It was hard to tell who looked more astonished – Her Majesty’s ambassador or the dog. They were both guests that night at Franco Zeffirelli’s gorgeous house near the Appian Way in Rome. The dog was one of four Zeffirelli had plucked from the streets of Bucharest when filming Callas Forever in 2002. They could roam wherever they liked in his home.
We were at a buffet dinner. Joan Plowright and I – it is impossible to write about parties at Franco’s place without name-dropping – were joined by the ambassador and his wife. And then by the dog, which surveyed the food till it was time for action. She leapt at the mahogany table, but being small and not very young, only got her paws on to the edge, where she swung for a seemingly endless couple of seconds, eyes wide in panic, before dropping untidily to the floor.
Another time, I saw an elegant Italian actor lower herself on to a sofa and then raise herself a great deal more quickly after realising she had just sat on the biggest of his dogs. Parties in the Zeffirelli household could be star-studded, but they were never formal. And that pretty much captures my experience of the man.
We first met when he wanted to have a go at Riccardo Muti. A mutual friend had signalled that Zeffirelli was appalled at the way the conductor was acquiring ever-greater power at La Scala and wanted to say so publicly. After the interview, in which he profusely denigrated his compatriot (“Drunk with himself, drugged by his own art”), we began chatting. Zeffirelli’s work as a director, in opera, theatre and film, was rooted in his work as a set designer. What is less well known is that he was a consummate visual artist.
Our interview had taken place in his studio.

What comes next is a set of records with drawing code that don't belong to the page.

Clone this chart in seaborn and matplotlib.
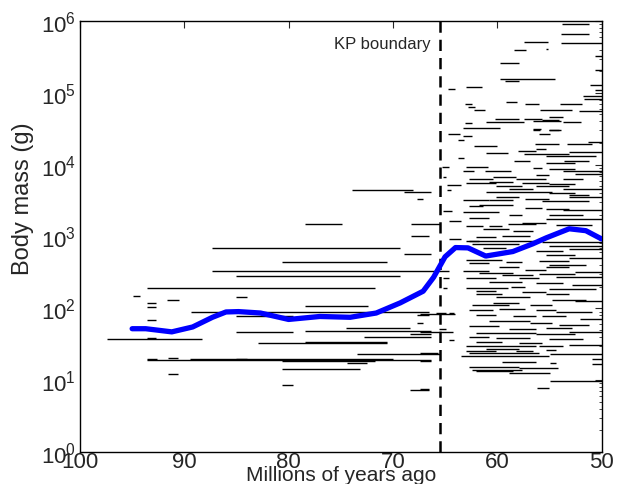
import matplotlib
matplotlib.use("Agg")
import matplotlib.pyplot as plt
import seaborn as sns
import pandas as pd
from matplotlib.ticker import LogLocator, NullFormatter, FixedLocator

sns.set_style("white")
plt.rcParams['font.family'] = ['Liberation Sans', 'DejaVu Sans']

# ---------------- data ----------------
# Pre-KP taxa: first appearance (Ma), last appearance (Ma), body mass (g)
pre_start = [87.3, 87.3, 85.0, 93.6, 94.9, 85.0, 91.7, 93.6, 93.6, 89.4, 85.0, 93.6,
             85.0, 74.5, 78.4, 68.4, 72.8, 97.4, 93.6, 82.9, 78.4, 73.4, 93.6, 89.5,
             80.6, 93.6, 91.6, 85.0, 74.4, 80.6, 91.6, 80.6, 68.4, 73.9, 68.9, 67.7,
             78.4, 68.3, 68.3, 68.9, 80.6, 78.4, 67.7, 67.7, 67.4, 67.4, 67.4, 67.4,
             67.4]
pre_end = [69.3, 64.6, 69.3, 71.7, 94.2, 84.0, 90.5, 92.7, 92.7, 66.5, 79.6, 92.7,
           79.6, 68.4, 66.3, 66.3, 66.3, 88.3, 92.7, 70.6, 70.6, 65.5, 66.3, 70.0,
           71.7, 92.6, 90.6, 84.0, 72.5, 73.2, 90.6, 79.6, 66.5, 68.1, 66.3, 67.1,
           74.9, 65.5, 66.5, 66.3, 70.6, 72.4, 66.5, 67.1, 64.0, 64.2, 65.7, 66.3,
           66.5]
pre_mass = [694, 328, 280, 190, 150, 142, 131, 119, 103, 88.7, 78.6, 68.9,
            46.4, 52.9, 48.8, 44.3, 39.6, 37.4, 38.7, 33.0, 34.4, 23.2, 19.1, 19.6,
            18.6, 19.9, 20.2, 19.9, 17.2, 14.4, 12.3, 8.5, 7.4, 4460, 4180, 3340,
            1470, 1470, 1030, 571, 446, 109, 81.5, 62.2, 82.8, 47.3, 23.9, 18.6,
            7.6]

# Post-KP taxa
post_start = [53.8, 53.9, 57.4, 53.9, 55.3, 58.4, 50.6, 59.7, 50.6, 59.7, 59.3, 51.1,
              64.7, 63.0, 50.6, 51.8, 51.7, 59.2, 57.3, 54.0, 63.1, 62.8, 62.2, 55.9,
              52.2, 55.0, 60.2, 57.4, 55.7, 61.1, 56.6, 53.7, 63.1, 63.3, 56.6, 55.0,
              56.6, 55.0, 64.7, 63.3, 56.0, 63.8, 56.4, 53.3, 51.3, 62.2, 58.0, 56.3,
              61.1, 57.4, 55.3, 53.1, 63.8, 53.6, 58.4, 55.3, 63.0, 65.3, 56.6, 55.0,
              53.7, 63.3, 61.2, 56.3, 52.5, 60.4, 65.2, 62.7, 58.2, 53.7, 60.8, 63.0,
              57.6, 55.0, 64.8, 60.1, 56.3, 53.7, 58.9, 64.8, 61.1, 55.0, 53.1, 63.3,
              60.1, 60.8, 57.3, 55.7, 53.1, 61.7, 62.7, 57.3, 55.3, 53.7, 65.2, 63.3,
              55.0, 58.9, 62.7, 64.6, 55.3, 59.0, 57.6, 63.0, 60.8, 54.4, 61.4, 58.5,
              64.6, 62.0, 59.5, 62.7,
              63.0, 62.4, 55.7, 55.0, 61.4, 56.3, 53.1, 55.3, 63.0, 62.7, 59.2, 56.0,
              53.1, 55.0, 55.3, 63.3, 59.8, 57.3, 61.7, 59.5, 56.0, 52.5, 63.0, 57.9,
              54.4, 65.2, 60.8, 56.3, 52.8, 63.0, 58.7, 55.0, 62.0, 57.6, 65.2, 62.0,
              55.3, 60.1, 54.7, 52.5, 60.4, 62.4, 56.9, 62.7, 59.8, 56.3, 54.4, 65.9,
              64.6, 62.0, 58.5, 55.7, 52.1, 60.8, 56.9, 54.1, 62.7, 65.6, 58.9, 55.3,
              62.0, 56.3, 53.1, 62.7, 60.1, 55.0, 64.6, 62.0, 57.9, 63.0, 56.0, 53.1,
              61.1,
              63.0, 58.2, 55.3, 62.7, 63.5, 54.9, 59.5, 54.9, 62.7, 62.4, 62.0, 57.9,
              58.9, 50.9, 50.9, 54.9, 56.2]
post_end = [51.2, 51.2, 55.1, 50.0, 55.1, 57.2, 50.0, 57.9, 50.0, 54.5, 57.9, 50.0,
            64.0, 61.5, 50.0, 50.0, 50.0, 58.1, 56.0, 51.9, 62.4, 62.1, 61.2, 52.8,
            50.0, 53.7, 57.9, 55.7, 54.1, 57.4, 53.9, 52.0, 62.4, 59.7, 55.8, 53.9,
            55.9, 54.1, 63.6, 62.4, 54.9, 63.2, 54.1, 50.9, 50.0, 60.0, 56.3, 55.3,
            59.0, 53.1, 50.5, 50.0, 63.2, 51.2, 56.9, 52.5, 60.9, 64.6, 55.7, 52.5,
            50.0, 62.2, 58.7, 55.0, 50.0, 58.2, 64.9, 60.4, 55.3, 51.8, 58.5, 60.1,
            55.0, 52.5, 63.5, 57.6, 53.1, 50.0, 56.6, 64.4, 54.7, 52.5, 51.2, 60.8,
            57.9, 58.5, 55.0, 51.2, 50.0, 58.5, 61.4, 55.7, 53.1, 50.0, 64.3, 59.8,
            51.8, 57.6, 60.8, 63.5, 50.0, 56.3, 55.3, 61.4, 59.5, 50.9, 58.9, 56.6,
            63.5, 60.1, 56.9, 61.7,
            56.3, 57.9, 50.0, 50.0, 59.2, 53.7, 50.0, 52.5, 59.5, 60.8, 57.6, 53.1,
            50.0, 51.5, 53.1, 60.8, 57.9, 55.3, 58.5, 56.6, 52.5, 50.0, 60.1, 56.0,
            50.0, 64.6, 57.6, 53.7, 50.0, 59.0, 57.3, 50.5, 60.1, 55.3, 64.8, 59.5,
            53.1, 56.9, 51.5, 50.0, 57.9, 58.9, 54.7, 60.4, 57.3, 54.4, 50.9, 64.9,
            64.1, 60.1, 56.3, 53.4, 50.0, 56.9, 54.7, 51.2, 59.8, 64.9, 56.3, 52.8,
            56.3, 52.5, 50.0, 60.8, 56.9, 51.8, 64.1, 59.5, 55.7, 56.3, 53.7, 50.0,
            57.9,
            60.1, 56.6, 54.4, 56.0, 55.0, 50.0, 56.3, 54.4, 57.9, 57.6, 58.5, 54.2,
            54.9, 50.0, 50.0, 50.0, 55.0]
post_mass = [914000, 662000, 508000, 486000, 404000, 393000, 321000, 256000, 205000, 155000, 145000, 130000,
             113000, 121000, 111000, 89000, 82000, 75500, 70000, 70000, 70000, 62800, 58500, 58500,
             55200, 45500, 43400, 43400, 42300, 39000, 40100, 39000, 37900, 32400, 31300, 30800,
             30800, 30800, 26800, 24900, 26800, 21700, 19500, 19500, 20600, 17900, 15700, 16300,
             14400, 14100, 13400, 14900, 12400, 11400, 11400, 10600, 9200, 9200, 8970, 8740,
             8270, 8150, 8030, 7200, 7440, 6730, 6730, 6370, 6370, 6370, 5780, 5540,
             5540, 5420, 5240, 5060, 5060, 4570, 4510, 4390, 4210, 4080, 3840, 3270,
             3520, 3270, 3350, 3070, 3520, 2750, 2640, 2480, 2420, 2300, 2230, 2180,
             2000, 2000, 1800, 1660, 1750, 1500, 1550, 1380, 1380, 1450, 1280, 1210,
             925, 977, 1030, 879,
             879, 788, 849, 746, 687, 637, 671, 554, 477, 429, 448, 462,
             498, 402, 373, 335, 373, 347, 311, 292, 301, 318, 262, 262,
             272, 262, 235, 225, 211, 190, 196, 186, 176, 168, 190, 159,
             159, 142, 132, 128, 119, 112, 112, 96, 97.5, 96, 90, 85.9,
             85.9, 81.5, 79.3, 77.1, 71.2, 67.6, 62.2, 58.7, 57.5, 51.6, 51.6, 52.7,
             45.5, 44.0, 46.4, 39.4, 38.2, 37.4, 36.2, 33.7, 33.0, 29.7, 30.3, 30.9,
             27.2,
             25.8, 25.8, 26.2, 23.9, 21.9, 22.9, 17.7, 17.4, 15.1, 14.0, 13.2, 15.0,
             12.4, 19.7, 16.7, 9.7, 7.7]

# Smoothed mean body mass trend
trend_age = [95.0, 93.7, 91.2, 89.2, 87.3, 86.0, 84.8, 82.7, 80.0, 77.0, 74.1, 71.6,
             69.3, 67.1, 66.1, 65.0, 64.0, 62.8, 61.1, 58.5, 56.6, 55.3, 53.1, 51.5, 50.0]
trend_mass = [52, 52, 47, 55, 75, 89, 90, 86, 70, 77, 75, 86,
              119, 173, 270, 521, 701, 694, 534, 617, 789, 957, 1280, 1204, 925]

kp_age = 65.5

# ---------------- plot ----------------
fig = plt.figure(figsize=(6.25, 4.85), dpi=100)
ax = fig.add_axes([0.128, 0.066, 0.8344, 0.8887])

ax.hlines(pre_mass, pre_start, pre_end, colors='black', linewidth=1.0, zorder=2)
ax.hlines(post_mass, post_start, post_end, colors='black', linewidth=1.0, zorder=2)

ax.axvline(kp_age, color='black', linestyle=(0, (4.5, 2.8)), linewidth=1.8, zorder=3)

trend = pd.DataFrame({'age': trend_age, 'mass': trend_mass})
sns.lineplot(data=trend, x='age', y='mass', color='#0000ff', linewidth=3.8,
             ax=ax, zorder=4, sort=True)

ax.text(66.4, 10**5.68, 'KP boundary', ha='right', va='center', fontsize=12)

ax.set_yscale('log')
ax.set_xlim(100, 50)
ax.set_ylim(1, 1e6)
ax.xaxis.set_major_locator(FixedLocator([100, 90, 80, 70, 60, 50]))
ax.yaxis.set_major_locator(LogLocator(base=10, numticks=10))
ax.yaxis.set_minor_locator(LogLocator(base=10, subs=range(2, 10), numticks=20))
ax.yaxis.set_minor_formatter(NullFormatter())

ax.tick_params(which='both', direction='in', top=True, right=True, labelsize=16)
ax.tick_params(which='major', length=5, width=0.8)
ax.tick_params(which='minor', length=2.5, width=0.6)
ax.tick_params(axis='x', which='major', pad=-0.5)
ax.tick_params(axis='y', which='major', pad=3)
ax.tick_params(axis='x', which='minor', bottom=False, top=False)

for s in ax.spines.values():
    s.set_linewidth(1.0)
    s.set_color('black')

ax.set_xlabel('Millions of years ago', fontsize=15)
ax.xaxis.set_label_coords(0.5, -0.030)
ax.set_ylabel('Body mass (g)', fontsize=17)
ax.yaxis.set_label_coords(-0.089, 0.59)

fig.savefig('out.png', dpi=100)
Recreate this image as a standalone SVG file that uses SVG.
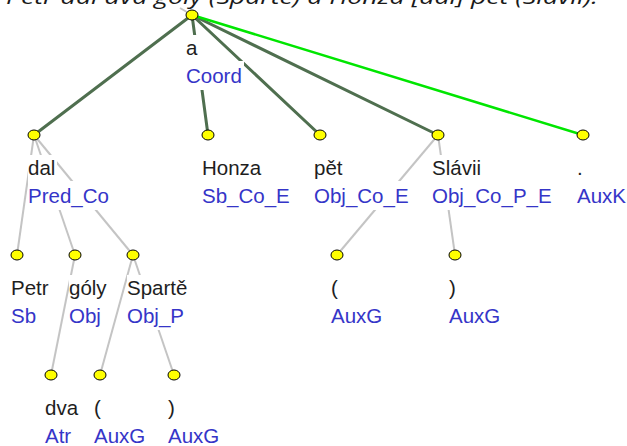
<svg xmlns="http://www.w3.org/2000/svg" width="627" height="446" viewBox="0 0 627 446">
<style>
.e-main{stroke:#4f6f4f;stroke-width:3;stroke-linecap:round}
.e-aux{stroke:#00e600;stroke-width:2.5;stroke-linecap:round}
.e-sub{stroke:#c4c4c4;stroke-width:2}
.nd{fill:#ffff00;stroke:#000;stroke-width:1}
.bg{fill:#fff}
.w{font-family:"Liberation Sans",Arial,sans-serif;font-size:20.5px;fill:#1e1e1e}
.t{font-family:"Liberation Sans",Arial,sans-serif;font-size:20.5px;fill:#3535c8}
.title{font-family:"Open Sans","DejaVu Sans",sans-serif;font-size:20px;font-style:italic;fill:#1a1a1a}
</style>
<rect width="627" height="446" fill="#fff"/>
<text class="title" x="6" y="4" textLength="592" lengthAdjust="spacingAndGlyphs">Petr dal dva góly (Spartě) a Honza [dal] pět (Slávii).</text>
<g id="edges" fill="none">
<line class="e-sub" x1="192" y1="15" x2="180" y2="8"/>
<line class="e-main" x1="192" y1="15" x2="34" y2="135"/>
<line class="e-main" x1="192" y1="15" x2="208" y2="135"/>
<line class="e-main" x1="192" y1="15" x2="320" y2="135"/>
<line class="e-main" x1="192" y1="15" x2="438" y2="135"/>
<line class="e-aux" x1="192" y1="15" x2="583" y2="135"/>
<line class="e-sub" x1="34" y1="135" x2="17" y2="255"/>
<line class="e-sub" x1="34" y1="135" x2="75" y2="255"/>
<line class="e-sub" x1="34" y1="135" x2="133" y2="255"/>
<line class="e-sub" x1="438" y1="135" x2="337" y2="255"/>
<line class="e-sub" x1="438" y1="135" x2="455" y2="255"/>
<line class="e-sub" x1="75" y1="255" x2="51" y2="375"/>
<line class="e-sub" x1="133" y1="255" x2="100" y2="375"/>
<line class="e-sub" x1="133" y1="255" x2="174" y2="375"/>
</g>
<g id="n-a">
<rect class="bg" x="186" y="35" width="14" height="26"/><rect class="bg" x="186" y="61" width="58" height="29"/>
<text class="w" x="186" y="55">a</text><text class="t" x="186" y="83">Coord</text>
<ellipse class="nd" cx="192" cy="15" rx="6" ry="5"/>
</g>
<g id="n-dal">
<rect class="bg" x="28" y="155" width="29" height="26"/><rect class="bg" x="28" y="181" width="82" height="29"/>
<text class="w" x="28" y="175">dal</text><text class="t" x="28" y="203">Pred_Co</text>
<ellipse class="nd" cx="34" cy="135" rx="6" ry="5"/>
</g>
<g id="n-honza">
<rect class="bg" x="202" y="155" width="60" height="26"/><rect class="bg" x="202" y="181" width="89" height="29"/>
<text class="w" x="202" y="175">Honza</text><text class="t" x="202" y="203">Sb_Co_E</text>
<ellipse class="nd" cx="208" cy="135" rx="6" ry="5"/>
</g>
<g id="n-pet">
<rect class="bg" x="314" y="155" width="30" height="26"/><rect class="bg" x="314" y="181" width="96" height="29"/>
<text class="w" x="314" y="175">pět</text><text class="t" x="314" y="203">Obj_Co_E</text>
<ellipse class="nd" cx="320" cy="135" rx="6" ry="5"/>
</g>
<g id="n-slavii">
<rect class="bg" x="432" y="155" width="50" height="26"/><rect class="bg" x="432" y="181" width="121" height="29"/>
<text class="w" x="432" y="175">Slávii</text><text class="t" x="432" y="203">Obj_Co_P_E</text>
<ellipse class="nd" cx="438" cy="135" rx="6" ry="5"/>
</g>
<g id="n-dot">
<rect class="bg" x="577" y="155" width="7" height="26"/><rect class="bg" x="577" y="181" width="50" height="29"/>
<text class="w" x="577" y="175">.</text><text class="t" x="577" y="203">AuxK</text>
<ellipse class="nd" cx="583" cy="135" rx="6" ry="5"/>
</g>
<g id="n-petr">
<rect class="bg" x="11" y="275" width="39" height="26"/><rect class="bg" x="11" y="301" width="26" height="29"/>
<text class="w" x="11" y="295">Petr</text><text class="t" x="11" y="323">Sb</text>
<ellipse class="nd" cx="17" cy="255" rx="6" ry="5"/>
</g>
<g id="n-goly">
<rect class="bg" x="69" y="275" width="39" height="26"/><rect class="bg" x="69" y="301" width="33" height="29"/>
<text class="w" x="69" y="295">góly</text><text class="t" x="69" y="323">Obj</text>
<ellipse class="nd" cx="75" cy="255" rx="6" ry="5"/>
</g>
<g id="n-sparte">
<rect class="bg" x="127" y="275" width="61" height="26"/><rect class="bg" x="127" y="301" width="58" height="29"/>
<text class="w" x="127" y="295">Spartě</text><text class="t" x="127" y="323">Obj_P</text>
<ellipse class="nd" cx="133" cy="255" rx="6" ry="5"/>
</g>
<g id="n-lpar2">
<rect class="bg" x="331" y="275" width="8" height="26"/><rect class="bg" x="331" y="301" width="52" height="29"/>
<text class="w" x="331" y="295">(</text><text class="t" x="331" y="323">AuxG</text>
<ellipse class="nd" cx="337" cy="255" rx="6" ry="5"/>
</g>
<g id="n-rpar2">
<rect class="bg" x="449" y="275" width="8" height="26"/><rect class="bg" x="449" y="301" width="52" height="29"/>
<text class="w" x="449" y="295">)</text><text class="t" x="449" y="323">AuxG</text>
<ellipse class="nd" cx="455" cy="255" rx="6" ry="5"/>
</g>
<g id="n-dva">
<rect class="bg" x="45" y="395" width="34" height="26"/><rect class="bg" x="45" y="421" width="27" height="25"/>
<text class="w" x="45" y="415">dva</text><text class="t" x="45" y="443">Atr</text>
<ellipse class="nd" cx="51" cy="375" rx="6" ry="5"/>
</g>
<g id="n-lpar1">
<rect class="bg" x="94" y="395" width="8" height="26"/><rect class="bg" x="94" y="421" width="52" height="25"/>
<text class="w" x="94" y="415">(</text><text class="t" x="94" y="443">AuxG</text>
<ellipse class="nd" cx="100" cy="375" rx="6" ry="5"/>
</g>
<g id="n-rpar1">
<rect class="bg" x="168" y="395" width="8" height="26"/><rect class="bg" x="168" y="421" width="52" height="25"/>
<text class="w" x="168" y="415">)</text><text class="t" x="168" y="443">AuxG</text>
<ellipse class="nd" cx="174" cy="375" rx="6" ry="5"/>
</g>
</svg>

Zeffirelli was in the midst of designing characteristically flamboyant sets for his 2006 production of Aida and he seemed surprised that I (the son of an artist) knew enough to discuss the techniques he had used.
He invited me to stay for lunch and a few weeks later rang me out of the blue to invite my wife and me to a pool party the following Sunday. He had by then settled into a life of stable domesticity with his two adopted sons, Luciano and Pippo.

His sexuality was always a conundrum. He belonged to that generation of homosexual men who were brought up to feel ashamed of their orientation. He detested the word gay, and opposed gay activism and gay marriage.
He once told me that as a teenager he had a string of heterosexual affairs. It was at about the same time as he had a sexual experience with a Roman Catholic priest. When I raised this at a subsequent interview, he was furious – not with me – but with those who depicted it as molestation. “Molestation suggests violence,” he said indignantly. “There was no violence at all.”
His conservatism became progressively more evident in his later years, during which he was also for a while a senator in Silvio Berlusconi’s Forza Italia party. His politics did him no good in an Italian arts world where most hearts beat on the left and tended to detract from his immense achievements.
His Shakespeare movies – The Taming of the Shrew in 1967 and Romeo and Juliet in 1968 – broke new ground by bringing alive for English-speaking audiences the Renaissance Italy in which the plays were set. The films electrified audiences and won new enthusiasts for Shakespeare’s work.
Zeffirelli was a populariser in opera too. His dazzling but usually traditional sets won more favour with the public than the critics. But across a period of more than 60 years he collaborated with most of the great names in opera, notably Maria Callas, whom he adored. His 1983 film of La Traviata is often cited as one of the greatest opera movies ever made. His output was phenomenal. In a single year – 1964 – he created 10 operas, and he was still directing in his late 80s.
Italians use titles profusely. Anyone with a university degree must be greeted as dottore or dottoressa. Those who go into the professions will feel positively slighted unless they are addressed as architetto, ingegnere or whatever. Franco was immensely proud of having been given an honorary British knighthood (the first Italian ever to be honoured in that way). But, though as a renowned artist he more than qualified for the title of maestro, he would cut you off with an “Oh, for goodness sake,” if you ever tried to use it.